======== Records for the task

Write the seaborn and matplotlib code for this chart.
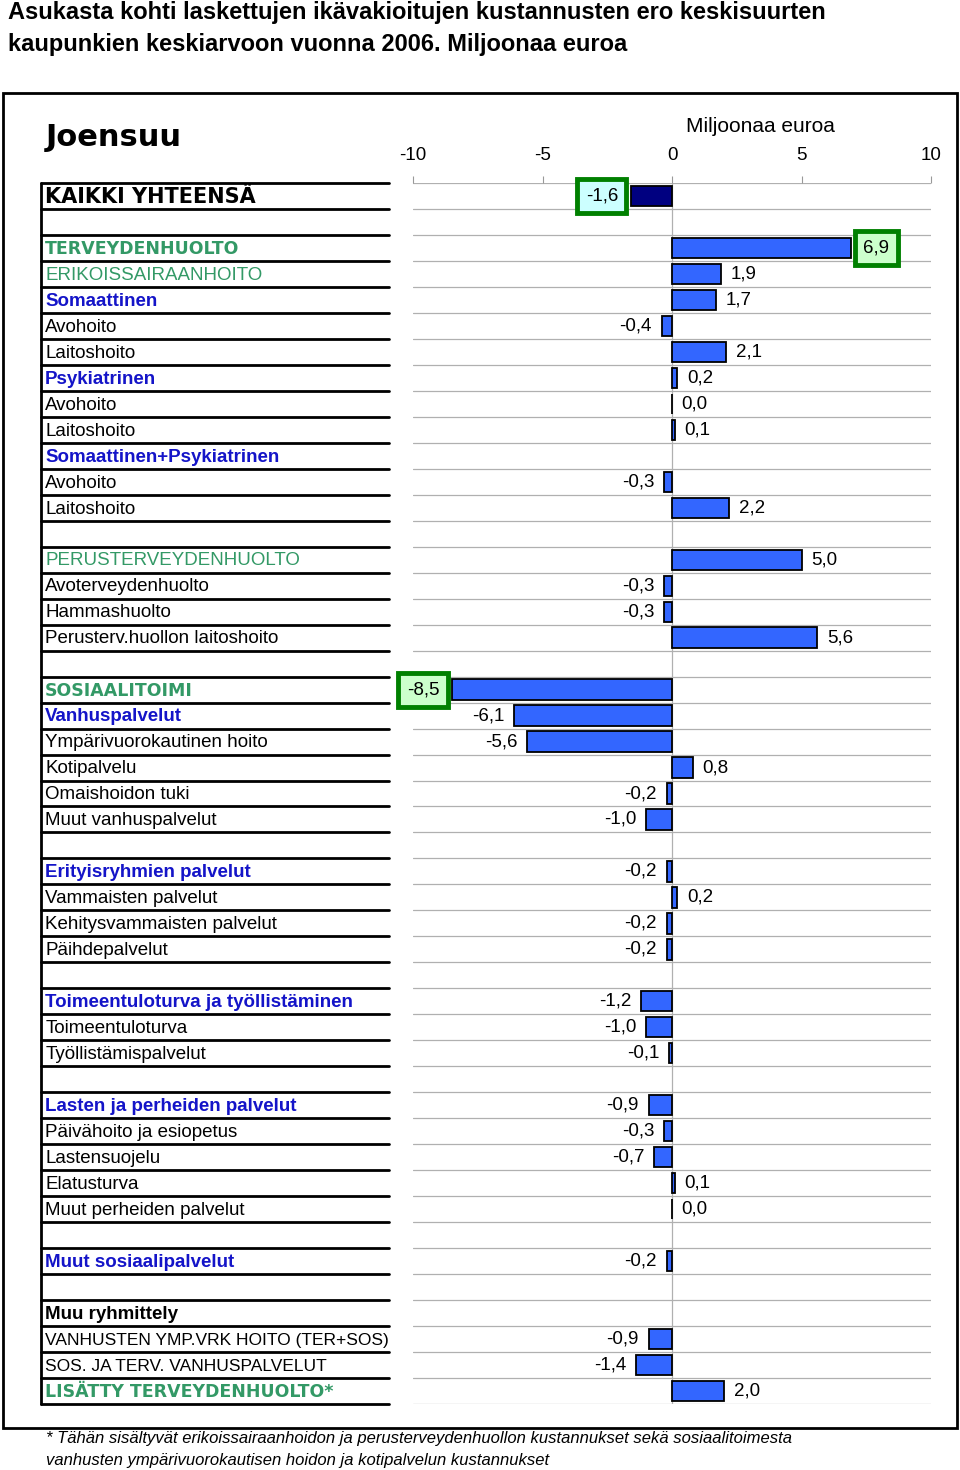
import pandas as pd
import matplotlib
matplotlib.use("Agg")
import matplotlib.pyplot as plt
import seaborn as sns
from matplotlib.patches import Rectangle

# rows from top to bottom, "" = empty spacer row
row_labels = [
    "KAIKKI YHTEENSÄ", "",
    "TERVEYDENHUOLTO", "ERIKOISSAIRAANHOITO", "Somaattinen", "Avohoito", "Laitoshoito",
    "Psykiatrinen", "Avohoito", "Laitoshoito", "Somaattinen+Psykiatrinen", "Avohoito",
    "Laitoshoito", "",
    "PERUSTERVEYDENHUOLTO", "Avoterveydenhuolto", "Hammashuolto",
    "Perusterv.huollon laitoshoito", "",
    "SOSIAALITOIMI", "Vanhuspalvelut", "Ympärivuorokautinen hoito", "Kotipalvelu",
    "Omaishoidon tuki", "Muut vanhuspalvelut", "",
    "Erityisryhmien palvelut", "Vammaisten palvelut", "Kehitysvammaisten palvelut",
    "Päihdepalvelut", "",
    "Toimeentuloturva ja työllistäminen", "Toimeentuloturva", "Työllistämispalvelut", "",
    "Lasten ja perheiden palvelut", "Päivähoito ja esiopetus", "Lastensuojelu",
    "Elatusturva", "Muut perheiden palvelut", "",
    "Muut sosiaalipalvelut", "",
    "Muu ryhmittely", "VANHUSTEN YMP.VRK HOITO (TER+SOS)", "SOS. JA TERV. VANHUSPALVELUT",
    "LISÄTTY TERVEYDENHUOLTO*",
]
# million euros, None = no bar
row_values = [
    -1.6, None,
    6.9, 1.9, 1.7, -0.4, 2.1,
    0.2, 0.0, 0.1, None, -0.3,
    2.2, None,
    5.0, -0.3, -0.3,
    5.6, None,
    -8.5, -6.1, -5.6, 0.8,
    -0.2, -1.0, None,
    -0.2, 0.2, -0.2,
    -0.2, None,
    -1.2, -1.0, -0.1, None,
    -0.9, -0.3, -0.7,
    0.1, 0.0, None,
    -0.2, None,
    None, -0.9, -1.4,
    2.0,
]
x_ticks = [-10, -5, 0, 5, 10]

title_lines = [
    "Asukasta kohti laskettujen ikävakioitujen kustannusten ero keskisuurten",
    "kaupunkien keskiarvoon vuonna 2006. Miljoonaa euroa",
]
city = "Joensuu"
axis_title = "Miljoonaa euroa"
footnote = [
    "* Tähän sisältyvät erikoissairaanhoidon ja perusterveydenhuollon kustannukset sekä sosiaalitoimesta",
    "vanhusten ympärivuorokautisen hoidon ja kotipalvelun kustannukset",
]

# label styling
green_heavy = {2, 19, 46}
green_plain = {3, 14}
blue_heads = {4, 7, 10, 20, 26, 31, 35, 41}
boxed = {0: "#ccffff", 2: "#ccffcc", 19: "#ccffcc"}

GREEN = "#339966"
BLUE_TXT = "#1414c8"
BAR = "#3366ff"
NAVY = "#000080"

W, H = 960, 1470
TOP, BOTTOM = 183, 1404


def fx(px):
    return px / W


def fy(py):
    return 1 - py / H


def fmt(v):
    return f"{v:.1f}".replace(".", ",")


sns.set_theme(style="white")
plt.rcParams["font.family"] = ["Liberation Sans", "DejaVu Sans"]
plt.rcParams["text.color"] = "black"
plt.rcParams["xtick.color"] = "black"

n = len(row_labels)
ids = [f"r{i}" for i in range(n)]
df = pd.DataFrame({"row": ids, "value": row_values})
df["value"] = df["value"].astype(float)
palette = {rid: (NAVY if i == 0 else BAR) for i, rid in enumerate(ids)}

fig = plt.figure(figsize=(W / 100, H / 100), dpi=100)

ax = fig.add_axes([fx(413), fy(BOTTOM), fx(931 - 413), (BOTTOM - TOP) / H])
sns.barplot(data=df.dropna(), x="value", y="row", order=ids, hue="row",
            palette=palette, legend=False, orient="h", width=0.78, saturation=1,
            edgecolor="black", linewidth=1.3, ax=ax)
ax.set_xlim(-10, 10)
ax.set_ylim(n - 0.5, -0.5)
ax.set_xlabel("")
ax.set_ylabel("")
ax.set_yticks([])
ax.set_xticks(x_ticks)
ax.set_xticklabels([str(t) for t in x_ticks], fontsize=13.5)
ax.xaxis.tick_top()
ax.tick_params(axis="x", top=True, direction="out", length=5, width=0.8,
               color="#999999", labelcolor="black", pad=9)
for s in ax.spines.values():
    s.set_visible(False)
ax.set_facecolor("none")

for b in range(n + 1):
    ax.axhline(b - 0.5, color="#b0b0b0", lw=0.9, zorder=0)
ax.axvline(0, color="#b0b0b0", lw=0.9, zorder=0)

for i, v in enumerate(row_values):
    if v is None:
        continue
    side = 1 if v >= 0 else -1
    kw = dict(xy=(v, i), xytext=(side * 7, 0), textcoords="offset points",
              ha="left" if side > 0 else "right", va="center", fontsize=13.5)
    if i in boxed:
        kw["xytext"] = (side * 9, 0)
        kw["bbox"] = dict(boxstyle="square,pad=0.45", fc=boxed[i], ec="#008000", lw=3.5)
    ax.annotate(fmt(v), **kw)

# label table on the left
lab = fig.add_axes([fx(41), fy(BOTTOM), fx(389 - 41), (BOTTOM - TOP) / H])
lab.set_xlim(0, 1)
lab.set_ylim(n - 0.5, -0.5)
lab.axis("off")
for b in range(n + 1):
    lab.plot([0, 1], [b - 0.5, b - 0.5], color="black", lw=2, clip_on=False)
lab.plot([0, 0], [-0.5, n - 0.5], color="black", lw=2, clip_on=False)

for i, t in enumerate(row_labels):
    if not t:
        continue
    kw = dict(fontsize=13.5, color="black", va="center", ha="left")
    if i == 0:
        kw.update(fontsize=15, fontweight="heavy", family=["DejaVu Sans"])
    elif i in green_heavy:
        kw.update(color=GREEN, fontweight="heavy", family=["DejaVu Sans"], fontsize=12.5)
    elif i in green_plain:
        kw.update(color=GREEN, fontweight="medium")
    elif i in blue_heads:
        kw.update(color=BLUE_TXT, fontweight="bold")
    elif i == 43:
        kw.update(fontweight="semibold")
    elif i in (44, 45):
        kw.update(fontsize=12.5)
    lab.text(0.012, i + 0.05, t, **kw)

# titles and frame
fig.text(fx(8), fy(13), title_lines[0], fontsize=17, fontweight="bold", va="center")
fig.text(fx(8), fy(44), title_lines[1], fontsize=17, fontweight="bold", va="center")
fig.text(fx(46), fy(137), city, fontsize=22, fontweight="heavy",
         family=["DejaVu Sans"], va="center")
fig.text(fx(760), fy(126), axis_title, fontsize=15, ha="center", va="center")
fig.text(fx(46), fy(1439), footnote[0], fontsize=12, style="italic", va="center")
fig.text(fx(46), fy(1460), footnote[1], fontsize=12, style="italic", va="center")
fig.add_artist(Rectangle((fx(3), fy(1428)), fx(954), (1428 - 93) / H,
                         transform=fig.transFigure, fill=False, ec="black", lw=2))

fig.savefig("out.png", dpi=100)
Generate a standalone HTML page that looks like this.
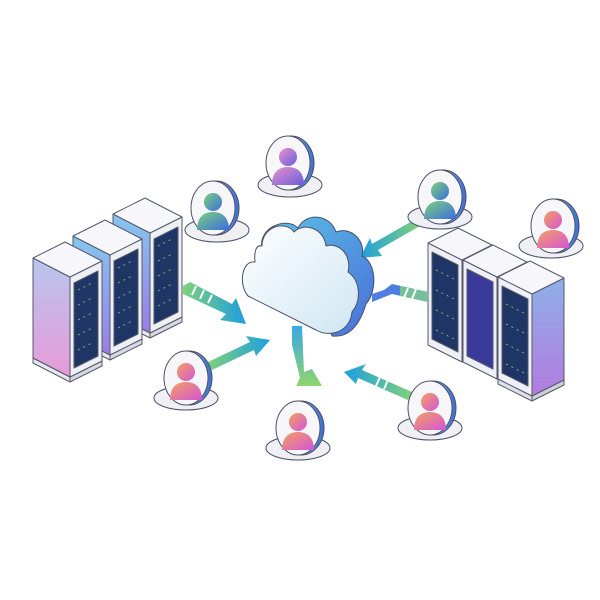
<!DOCTYPE html>
<html><head><meta charset="utf-8"><style>html,body{margin:0;padding:0;background:#fff}svg{display:block}</style></head>
<body>
<svg width="600" height="600" viewBox="0 0 600 600" xmlns="http://www.w3.org/2000/svg">
<defs>
<linearGradient id="pinkL" x1="0" y1="0" x2="0" y2="1"><stop offset="0" stop-color="#b8c6ee"/><stop offset="1" stop-color="#e79ad8"/></linearGradient>
<linearGradient id="blueR" x1="0" y1="0" x2="0" y2="1"><stop offset="0" stop-color="#8fb0e8"/><stop offset="1" stop-color="#b27be0"/></linearGradient>
<linearGradient id="sideB" x1="0" y1="0" x2="0" y2="1"><stop offset="0" stop-color="#86c6ee"/><stop offset="1" stop-color="#9a7de6"/></linearGradient>
<linearGradient id="cloudF" x1="0" y1="0" x2="1" y2="1"><stop offset="0" stop-color="#ffffff"/><stop offset="1" stop-color="#cfe6f2"/></linearGradient>
<linearGradient id="cloudS" x1="0" y1="0" x2="1" y2="1"><stop offset="0" stop-color="#5bc3e6"/><stop offset="1" stop-color="#4a6fd8"/></linearGradient>
<linearGradient id="arrG" x1="0" y1="0" x2="1" y2="0"><stop offset="0" stop-color="#7fd17a"/><stop offset="1" stop-color="#1d9ee0"/></linearGradient>
<linearGradient id="arrGr" x1="1" y1="0" x2="0" y2="0"><stop offset="0" stop-color="#7fd17a"/><stop offset="1" stop-color="#1d9ee0"/></linearGradient>
<linearGradient id="arrD" x1="0" y1="0" x2="0" y2="1"><stop offset="0" stop-color="#3aa9e4"/><stop offset="1" stop-color="#8ed56b"/></linearGradient>
<linearGradient id="pA" x1="0" y1="0" x2="1" y2="1"><stop offset="0" stop-color="#f5a05e"/><stop offset="1" stop-color="#d455d8"/></linearGradient>
<linearGradient id="pB" x1="0" y1="0" x2="1" y2="1"><stop offset="0" stop-color="#7fd07a"/><stop offset="1" stop-color="#3a6fe0"/></linearGradient>
<linearGradient id="pC" x1="0" y1="0" x2="1" y2="1"><stop offset="0" stop-color="#e891c8"/><stop offset="1" stop-color="#6a5ee0"/></linearGradient>
<linearGradient id="rim" x1="0" y1="0" x2="1" y2="0"><stop offset="0" stop-color="#a8d8f0"/><stop offset="1" stop-color="#3f6fd0"/></linearGradient>
</defs>

<g stroke="#555a6a" stroke-width="1" stroke-linejoin="round">
<g transform="translate(80,-44)">
 <polygon points="33,358 70,377 70,382 33,363" fill="#e7e7ee"/>
 <polygon points="70,377 102,361 102,366 70,382" fill="#d8d8e2"/>
 <polygon points="33,258 70,277 70,377 33,358" fill="url(#sideB)"/>
 <polygon points="70,277 102,261 102,361 70,377" fill="#eef0f6"/>
 <polygon points="74,283 98,271 98,356 74,368" fill="#1f3566"/>
 <polygon points="33,258 65,242 102,261 70,277" fill="#f7f7fb"/>
</g>
<g transform="translate(40,-22)">
 <polygon points="33,358 70,377 70,382 33,363" fill="#e7e7ee"/>
 <polygon points="70,377 102,361 102,366 70,382" fill="#d8d8e2"/>
 <polygon points="33,258 70,277 70,377 33,358" fill="url(#sideB)"/>
 <polygon points="70,277 102,261 102,361 70,377" fill="#eef0f6"/>
 <polygon points="74,283 98,271 98,356 74,368" fill="#1f3566"/>
 <polygon points="33,258 65,242 102,261 70,277" fill="#f7f7fb"/>
</g>
<g>
 <polygon points="33,358 70,377 70,382 33,363" fill="#e7e7ee"/>
 <polygon points="70,377 102,361 102,366 70,382" fill="#d8d8e2"/>
 <polygon points="33,258 70,277 70,377 33,358" fill="url(#pinkL)"/>
 <polygon points="70,277 102,261 102,361 70,377" fill="#eef0f6"/>
 <polygon points="74,283 98,271 98,356 74,368" fill="#1f3566"/>
 <polygon points="33,258 65,242 102,261 70,277" fill="#f7f7fb"/>
</g>
</g>
<g stroke="#8fd07a" stroke-width="1" stroke-dasharray="2 4" opacity="0.8">
 <line x1="78" y1="290" x2="94" y2="282"/><line x1="78" y1="305" x2="94" y2="297"/><line x1="78" y1="320" x2="94" y2="312"/><line x1="78" y1="335" x2="94" y2="327"/><line x1="78" y1="350" x2="94" y2="342"/>
 <line x1="118" y1="268" x2="134" y2="260"/><line x1="118" y1="283" x2="134" y2="275"/><line x1="118" y1="298" x2="134" y2="290"/><line x1="118" y1="313" x2="134" y2="305"/><line x1="118" y1="328" x2="134" y2="320"/>
 <line x1="158" y1="246" x2="174" y2="238"/><line x1="158" y1="261" x2="174" y2="253"/><line x1="158" y1="276" x2="174" y2="268"/><line x1="158" y1="291" x2="174" y2="283"/><line x1="158" y1="306" x2="174" y2="298"/>
</g>

<g stroke="#555a6a" stroke-width="1" stroke-linejoin="round">
<g>
 <polygon points="428,243 462,260 462,362 428,345" fill="#eef0f6"/>
 <polygon points="432,252 458,265 458,352 432,339" fill="#1f3566"/>
 <polygon points="462,260 492,245 492,347 462,362" fill="url(#blueR)"/>
 <polygon points="428,243 458,228 492,245 462,260" fill="#f7f7fb"/>
</g>
<g transform="translate(35,17)">
 <polygon points="428,243 462,260 462,362 428,345" fill="#eef0f6"/>
 <polygon points="432,252 458,265 458,352 432,339" fill="#3a3a9a"/>
 <polygon points="462,260 492,245 492,347 462,362" fill="url(#blueR)"/>
 <polygon points="428,243 458,228 492,245 462,260" fill="#f7f7fb"/>
</g>
<g transform="translate(70,34)">
 <polygon points="428,345 462,362 462,367 428,350" fill="#e0e0e8"/>
 <polygon points="462,362 494,346 494,351 462,367" fill="#d0d0da"/>
 <polygon points="428,243 462,260 462,362 428,345" fill="#eef0f6"/>
 <polygon points="432,252 458,265 458,352 432,339" fill="#1f3566"/>
 <polygon points="462,260 494,244 494,346 462,362" fill="url(#blueR)"/>
 <polygon points="428,243 460,227 494,244 462,260" fill="#f7f7fb"/>
</g>
</g>
<g stroke="#8fd07a" stroke-width="1" stroke-dasharray="2 4" opacity="0.8">
 <line x1="436" y1="270" x2="454" y2="279"/><line x1="436" y1="290" x2="454" y2="299"/><line x1="436" y1="310" x2="454" y2="319"/><line x1="436" y1="330" x2="454" y2="339"/>
 <line x1="506" y1="304" x2="524" y2="313"/><line x1="506" y1="324" x2="524" y2="333"/><line x1="506" y1="344" x2="524" y2="353"/><line x1="506" y1="364" x2="524" y2="373"/>
</g>

<polygon points="183,286 190,282 232,304 236,298 246,324 220,320 226,314 183,294" fill="url(#arrG)"/>
<g stroke="#fff" stroke-width="2"><line x1="196" y1="286" x2="192" y2="295"/><line x1="204" y1="290" x2="200" y2="299"/><line x1="212" y1="295" x2="208" y2="303"/></g>
<polygon points="208,362 250,342 246,336 270,340 256,356 254,350 212,370" fill="url(#arrG)"/>
<polygon points="292,326 302,326 304,372 312,369 322,386 296,386 300,378 292,345" fill="url(#arrD)"/>
<polygon points="412,392 362,370 366,364 344,372 356,384 358,378 408,400" fill="url(#arrGr)"/>
<g stroke="#fff" stroke-width="2"><line x1="388" y1="380" x2="384" y2="389"/><line x1="380" y1="377" x2="376" y2="386"/></g>
<polygon points="420,226 378,250 382,256 360,258 370,238 372,244 414,220" fill="url(#arrGr)"/>
<polygon points="428,292 392,284 384,290 372,294 372,302 392,294 428,302" fill="#4f7ee0"/>
<polygon points="400,286 428,292 428,302 400,296" fill="#7fcf86" opacity="0.8"/>
<g stroke="#fff" stroke-width="2"><line x1="408" y1="288" x2="404" y2="298"/><line x1="416" y1="289" x2="412" y2="299"/></g>

<g stroke="#4a5068" stroke-width="1" stroke-linejoin="round">
 <path d="M262,248 C258,228 286,216 298,228 C306,212 330,214 336,232 C350,226 366,240 362,256 C376,262 378,290 366,304 C360,324 350,338 332,336 L330,330 Z" fill="url(#cloudS)"/>
 <path d="M255,262 C242,260 238,284 248,296 L316,330 C330,338 350,332 352,312 C362,300 360,280 348,272 C352,256 340,242 326,246 C324,228 304,222 294,232 C286,220 262,226 262,246 C256,244 254,252 255,262 Z" fill="url(#cloudF)"/>
</g>

<g stroke="#4a5068" stroke-width="1">
 <g transform="translate(288,163)">
  <ellipse cx="2" cy="22" rx="32" ry="12" fill="#f0f0f4"/>
  <ellipse cx="3" cy="0" rx="23" ry="27" fill="url(#rim)"/>
  <ellipse cx="0" cy="0" rx="22" ry="27" fill="#f7f7fa"/>
  <circle cx="0" cy="-6" r="9" fill="url(#pC)" stroke="none"/>
  <path d="M-16,22 C-16,8 -8,4 0,4 C8,4 16,8 16,22 Z" fill="url(#pC)" stroke="none"/>
 </g>
 <g transform="translate(213,208)">
  <ellipse cx="4" cy="22" rx="32" ry="12" fill="#f0f0f4"/>
  <ellipse cx="3" cy="0" rx="23" ry="27" fill="url(#rim)"/>
  <ellipse cx="0" cy="0" rx="22" ry="27" fill="#f7f7fa"/>
  <circle cx="0" cy="-6" r="9" fill="url(#pB)" stroke="none"/>
  <path d="M-16,22 C-16,8 -8,4 0,4 C8,4 16,8 16,22 Z" fill="url(#pB)" stroke="none"/>
 </g>
 <g transform="translate(440,197)">
  <ellipse cx="0" cy="20" rx="32" ry="12" fill="#f0f0f4"/>
  <ellipse cx="3" cy="0" rx="23" ry="27" fill="url(#rim)"/>
  <ellipse cx="0" cy="0" rx="22" ry="27" fill="#f7f7fa"/>
  <circle cx="0" cy="-6" r="9" fill="url(#pB)" stroke="none"/>
  <path d="M-16,22 C-16,8 -8,4 0,4 C8,4 16,8 16,22 Z" fill="url(#pB)" stroke="none"/>
 </g>
 <g transform="translate(553,226)">
  <ellipse cx="-2" cy="20" rx="32" ry="12" fill="#f0f0f4"/>
  <ellipse cx="3" cy="0" rx="23" ry="27" fill="url(#rim)"/>
  <ellipse cx="0" cy="0" rx="22" ry="27" fill="#f7f7fa"/>
  <circle cx="0" cy="-6" r="9" fill="url(#pA)" stroke="none"/>
  <path d="M-16,22 C-16,8 -8,4 0,4 C8,4 16,8 16,22 Z" fill="url(#pA)" stroke="none"/>
 </g>
 <g transform="translate(186,378)">
  <ellipse cx="0" cy="20" rx="32" ry="12" fill="#f0f0f4"/>
  <ellipse cx="3" cy="0" rx="23" ry="27" fill="url(#rim)"/>
  <ellipse cx="0" cy="0" rx="22" ry="27" fill="#f7f7fa"/>
  <circle cx="0" cy="-6" r="9" fill="url(#pA)" stroke="none"/>
  <path d="M-16,22 C-16,8 -8,4 0,4 C8,4 16,8 16,22 Z" fill="url(#pA)" stroke="none"/>
 </g>
 <g transform="translate(298,428)">
  <ellipse cx="0" cy="20" rx="32" ry="12" fill="#f0f0f4"/>
  <ellipse cx="3" cy="0" rx="23" ry="27" fill="url(#rim)"/>
  <ellipse cx="0" cy="0" rx="22" ry="27" fill="#f7f7fa"/>
  <circle cx="0" cy="-6" r="9" fill="url(#pA)" stroke="none"/>
  <path d="M-16,22 C-16,8 -8,4 0,4 C8,4 16,8 16,22 Z" fill="url(#pA)" stroke="none"/>
 </g>
 <g transform="translate(430,408)">
  <ellipse cx="0" cy="20" rx="32" ry="12" fill="#f0f0f4"/>
  <ellipse cx="3" cy="0" rx="23" ry="27" fill="url(#rim)"/>
  <ellipse cx="0" cy="0" rx="22" ry="27" fill="#f7f7fa"/>
  <circle cx="0" cy="-6" r="9" fill="url(#pA)" stroke="none"/>
  <path d="M-16,22 C-16,8 -8,4 0,4 C8,4 16,8 16,22 Z" fill="url(#pA)" stroke="none"/>
 </g>
</g>
</svg>
</body></html>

================

Exercise: Repeat, with no pictures, each line from the beginning of the data through the line containing "from matplotlib.patches import Rectangle", inclusive.

Result of the task:
Write the seaborn and matplotlib code for this chart.
import pandas as pd
import matplotlib
matplotlib.use("Agg")
import matplotlib.pyplot as plt
import seaborn as sns
from matplotlib.patches import Rectangle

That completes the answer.